Stated exercise: Repeat everything from the first line of the listing below through the line that contains "of Supply Management", exactly. Leave out pictures.

== Provided data

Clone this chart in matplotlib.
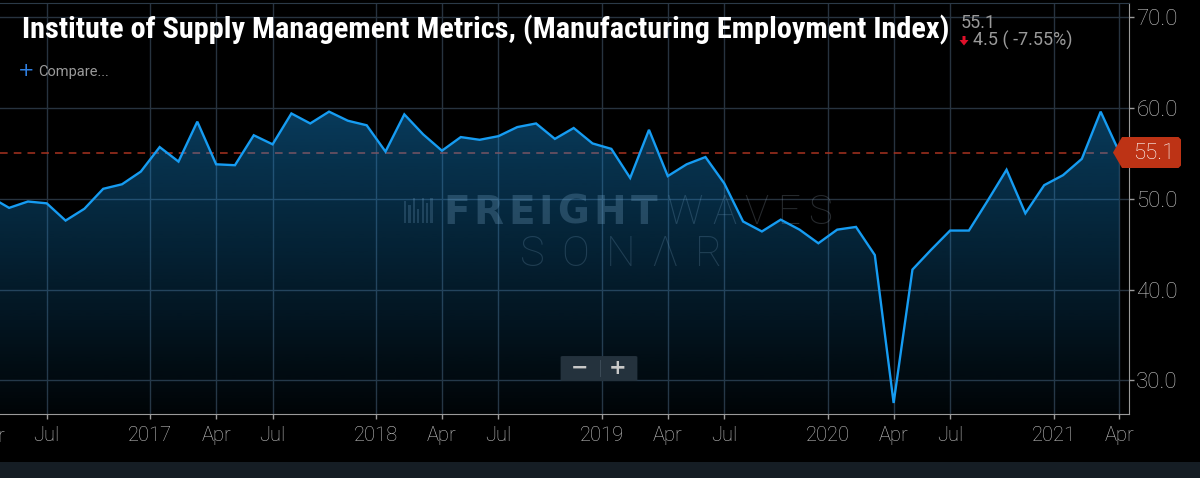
import numpy as np
import pandas as pd
import matplotlib
matplotlib.use("Agg")
import matplotlib.pyplot as plt
import matplotlib.transforms as mtransforms
from matplotlib.patches import Polygon, Rectangle, FancyBboxPatch
from matplotlib import font_manager as fm

# ISM manufacturing employment index, monthly Apr 2016 .. Apr 2021
months = pd.period_range("2016-04", "2021-04", freq="M")
employment = [
    50.2, 49.0, 49.7, 49.5, 47.6, 48.9, 51.1, 51.6, 53.0,        # Apr-Dec 2016
    55.7, 54.1, 58.5, 53.8, 53.7, 57.0, 56.0, 59.4, 58.3, 59.6, 58.6, 58.1,  # 2017
    55.2, 59.3, 57.1, 55.3, 56.8, 56.5, 56.9, 57.9, 58.3, 56.6, 57.8, 56.1,  # 2018
    55.5, 52.3, 57.6, 52.5, 53.8, 54.6, 51.7, 47.5, 46.4, 47.7, 46.6, 45.1,  # 2019
    46.6, 46.9, 43.8, 27.5, 42.2, 44.4, 46.5, 46.5, 49.8, 53.2, 48.4, 51.5,  # 2020
    52.6, 54.4, 59.6, 55.1,                                      # Jan-Apr 2021
]
y_ticks = [30, 40, 50, 60, 70]
title = "Institute of Supply Management Metrics, (Manufacturing Employment Index)"

last_value = employment[-1]
prev_value = employment[-2]
change = last_value - prev_value
change_pct = change / prev_value * 100

W, H, DPI = 1200, 478, 100


def pick(names, fallback="DejaVu Sans"):
    for n in names:
        try:
            fm.findfont(fm.FontProperties(family=n), fallback_to_default=False)
            return n
        except Exception:
            pass
    return fallback


ui_font = pick(["Roboto", "Open Sans", "Lato"])
title_font = pick(["Roboto Condensed", "Liberation Sans Narrow", "Roboto"])

line_color = "#169cf2"
line_rgb = np.array([22, 156, 242]) / 255
grid_color = "#27333f"
label_color = "#c4c4c4"

fig = plt.figure(figsize=(W / DPI, H / DPI), dpi=DPI, facecolor="black")


def fx(px):
    return px / W


def fy(py):
    return 1 - py / H


ax_top, ax_bottom, ax_right = 3.3, 413.7, 1128.5
ax = fig.add_axes([0, fy(ax_bottom), fx(ax_right), (ax_bottom - ax_top) / H])
ax.set_facecolor("black")

x = np.arange(len(months))
xmin, xmax = 0.516, 60.48
ymin, ymax = 26.32, 71.54

# gradient fill under the line: line colour with alpha fading downwards
levels = np.linspace(ymin, ymax, 300)
alpha = np.clip(0.03 + (levels - ymin) * (0.38 - 0.03) / (60 - ymin), 0, 0.55)
rgba = np.zeros((300, 1, 4))
rgba[..., :3] = line_rgb
rgba[..., 3] = alpha[:, None]
im = ax.imshow(rgba, extent=[x[0] - 1, x[-1] + 1, ymin, ymax], origin="lower",
               aspect="auto", interpolation="bilinear", zorder=2)
verts = np.column_stack([np.r_[x[0], x, x[-1]], np.r_[ymin, employment, ymin]])
clip = Polygon(verts, closed=True, facecolor="none", edgecolor="none")
ax.add_patch(clip)
im.set_clip_path(clip)

ax.plot(x, employment, color=line_color, lw=1.7, zorder=3, solid_joinstyle="miter")
ax.axhline(last_value, color="#a83220", lw=1.1, dashes=(5, 4), zorder=1)

# x ticks: year labels sit between Dec and Jan, quarter labels on Apr / Jul
tick_pos, tick_lab = [], []
for i, m in enumerate(months):
    if m.month == 1:
        tick_pos.append(i - 0.5)
        tick_lab.append(str(m.year))
    elif m.month in (4, 7):
        tick_pos.append(i)
        tick_lab.append(m.strftime("%b"))
ax.set_xticks(tick_pos)
ax.set_xticklabels(tick_lab)
ax.set_yticks(y_ticks)
ax.set_yticklabels([f"{v:.1f}" for v in y_ticks])
ax.yaxis.tick_right()
ax.set_xlim(xmin, xmax)
ax.set_ylim(ymin, ymax)

ax.set_axisbelow(True)
ax.grid(True, color=grid_color, lw=1.0)
ax.tick_params(axis="x", length=3.6, width=1, color="#9a9a9a", pad=5.5,
               labelsize=14.5, labelcolor=label_color)
ax.tick_params(axis="y", length=3.6, width=1, color="#9a9a9a", pad=2,
               labelsize=16, labelcolor=label_color)
for lab in ax.get_xticklabels() + ax.get_yticklabels():
    lab.set_family(ui_font)
    lab.set_weight("light")

ax.spines["left"].set_visible(False)
ax.spines["top"].set_color("#2b3a48")
ax.spines["bottom"].set_color("#9a9a9a")
ax.spines["right"].set_color("#9a9a9a")

# last value marker on the right axis
anchor = mtransforms.ScaledTranslation(xmax, last_value, ax.transData)
tr = fig.dpi_scale_trans + anchor
box = np.array([[-15.5, 0], [-6.5, 15.5], [50, 15.5], [52.5, 13],
                [52.5, -13], [50, -15.5], [-6.5, -15.5]]) / DPI
ax.add_patch(Polygon(box, closed=True, transform=tr, facecolor="#bd3315",
                     edgecolor="none", clip_on=False, zorder=6))
ax.text(25.5 / DPI, -0.5 / DPI, f"{last_value:.1f}", transform=tr, ha="center",
        va="center", fontsize=16, color="white", family=ui_font, weight="light",
        zorder=7, clip_on=False)

# watermark, letters spread to the logo's width
renderer = fig.canvas.get_renderer()
wm = dict(transform=fig.transFigure, zorder=1.5, clip_on=False, va="baseline",
          ha="left", color="#a0b0c0")


def spaced(x0, x1, base, s, **kw):
    arts = [ax.text(0, fy(base), ch, **kw) for ch in s]
    widths = [a.get_window_extent(renderer).width for a in arts]
    gap = (x1 - x0 - sum(widths)) / (len(s) - 1)
    pos = x0
    for a, w in zip(arts, widths):
        a.set_x(fx(pos))
        pos += w + gap


spaced(443, 657, 224, "FREIGHT", fontsize=28, weight="heavy", alpha=0.27,
       family="DejaVu Sans", **wm)
spaced(667, 832, 224, "WAVES", fontsize=29, weight="light", alpha=0.24,
       family=ui_font, **wm)
spaced(520, 722, 266, "SONΛR", fontsize=30, weight="light", alpha=0.22,
       family=ui_font, **wm)
for k, hgt in enumerate([22, 18, 25, 14, 25, 20, 25]):
    ax.add_patch(Rectangle((fx(404 + k * 4.4), fy(223)), fx(2.2), hgt / H,
                           facecolor="#a0b0c0", alpha=0.22, edgecolor="none",
                           transform=fig.transFigure, zorder=1.5, clip_on=False))

# first "Apr" label, mostly outside the figure on the left
ax.text(0, fy(436), months[0].strftime("%b"),
        transform=mtransforms.blended_transform_factory(ax.transData, fig.transFigure),
        ha="center", va="center", fontsize=14.5, color=label_color,
        family=ui_font, weight="light", clip_on=False)

# zoom buttons
fig.patches.append(FancyBboxPatch((fx(563), fy(380)), fx(72), 23 / H,
                                  boxstyle="round,pad=0.002", transform=fig.transFigure,
                                  facecolor="#24323d", edgecolor="none", zorder=5))
fig.text(fx(580), fy(368), "\u2212", ha="center", va="center", fontsize=15,
         weight="bold", color="#c8c8c8", family="DejaVu Sans", zorder=6)
fig.text(fx(618), fy(368), "+", ha="center", va="center", fontsize=15,
         weight="bold", color="#c8c8c8", family="DejaVu Sans", zorder=6)
fig.patches.append(Rectangle((fx(600), fy(377)), fx(1), 17 / H, transform=fig.transFigure,
                             facecolor="#3b4a56", edgecolor="none", zorder=6))

# bottom strip
fig.patches.append(Rectangle((0, 0), 1, 16 / H, transform=fig.transFigure,
                             facecolor="#151d24", edgecolor="none", zorder=1))

# title, fitted to the reference width
t = fig.text(fx(22), fy(38), title, ha="left", va="baseline", fontsize=19,
             weight="bold", color="white", family=title_font, zorder=6)
w = t.get_window_extent(renderer).width
t.set_fontsize(19 * 926 / w)

# header value and change
fig.text(fx(961), fy(28), f"{last_value:.1f}", ha="left", va="baseline",
         fontsize=13, color="#9a9a9a", family=ui_font, zorder=6)
arrow = np.array([[962.5, 36], [965.5, 36], [965.5, 40], [968.5, 40], [964, 45.5],
                  [959.5, 40], [962.5, 40]])
fig.patches.append(Polygon(np.column_stack([fx(arrow[:, 0]), fy(arrow[:, 1])]),
                           closed=True, transform=fig.transFigure,
                           facecolor="#e0102a", edgecolor="none", zorder=6))
fig.text(fx(973), fy(46), f"{abs(change):.1f} ( {change_pct:.2f}%)", ha="left",
         va="baseline", fontsize=13, color="#9a9a9a", family=ui_font, zorder=6)

# compare link
fig.text(fx(26), fy(71), "+", ha="center", va="center", fontsize=14,
         color="#2f7fe0", family="DejaVu Sans", zorder=6)
fig.text(fx(38), fy(72), "Compare...", ha="left", va="center", fontsize=10.5,
         color="#9a9a9a", family=ui_font, zorder=6)

fig.savefig("out.png", dpi=DPI, facecolor="black")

====

Complete output:
Clone this chart in matplotlib.
import numpy as np
import pandas as pd
import matplotlib
matplotlib.use("Agg")
import matplotlib.pyplot as plt
import matplotlib.transforms as mtransforms
from matplotlib.patches import Polygon, Rectangle, FancyBboxPatch
from matplotlib import font_manager as fm

# ISM manufacturing employment index, monthly Apr 2016 .. Apr 2021
months = pd.period_range("2016-04", "2021-04", freq="M")
employment = [
    50.2, 49.0, 49.7, 49.5, 47.6, 48.9, 51.1, 51.6, 53.0,        # Apr-Dec 2016
    55.7, 54.1, 58.5, 53.8, 53.7, 57.0, 56.0, 59.4, 58.3, 59.6, 58.6, 58.1,  # 2017
    55.2, 59.3, 57.1, 55.3, 56.8, 56.5, 56.9, 57.9, 58.3, 56.6, 57.8, 56.1,  # 2018
    55.5, 52.3, 57.6, 52.5, 53.8, 54.6, 51.7, 47.5, 46.4, 47.7, 46.6, 45.1,  # 2019
    46.6, 46.9, 43.8, 27.5, 42.2, 44.4, 46.5, 46.5, 49.8, 53.2, 48.4, 51.5,  # 2020
    52.6, 54.4, 59.6, 55.1,                                      # Jan-Apr 2021
]
y_ticks = [30, 40, 50, 60, 70]
title = "Institute of Supply Management Metrics, (Manufacturing Employment Index)"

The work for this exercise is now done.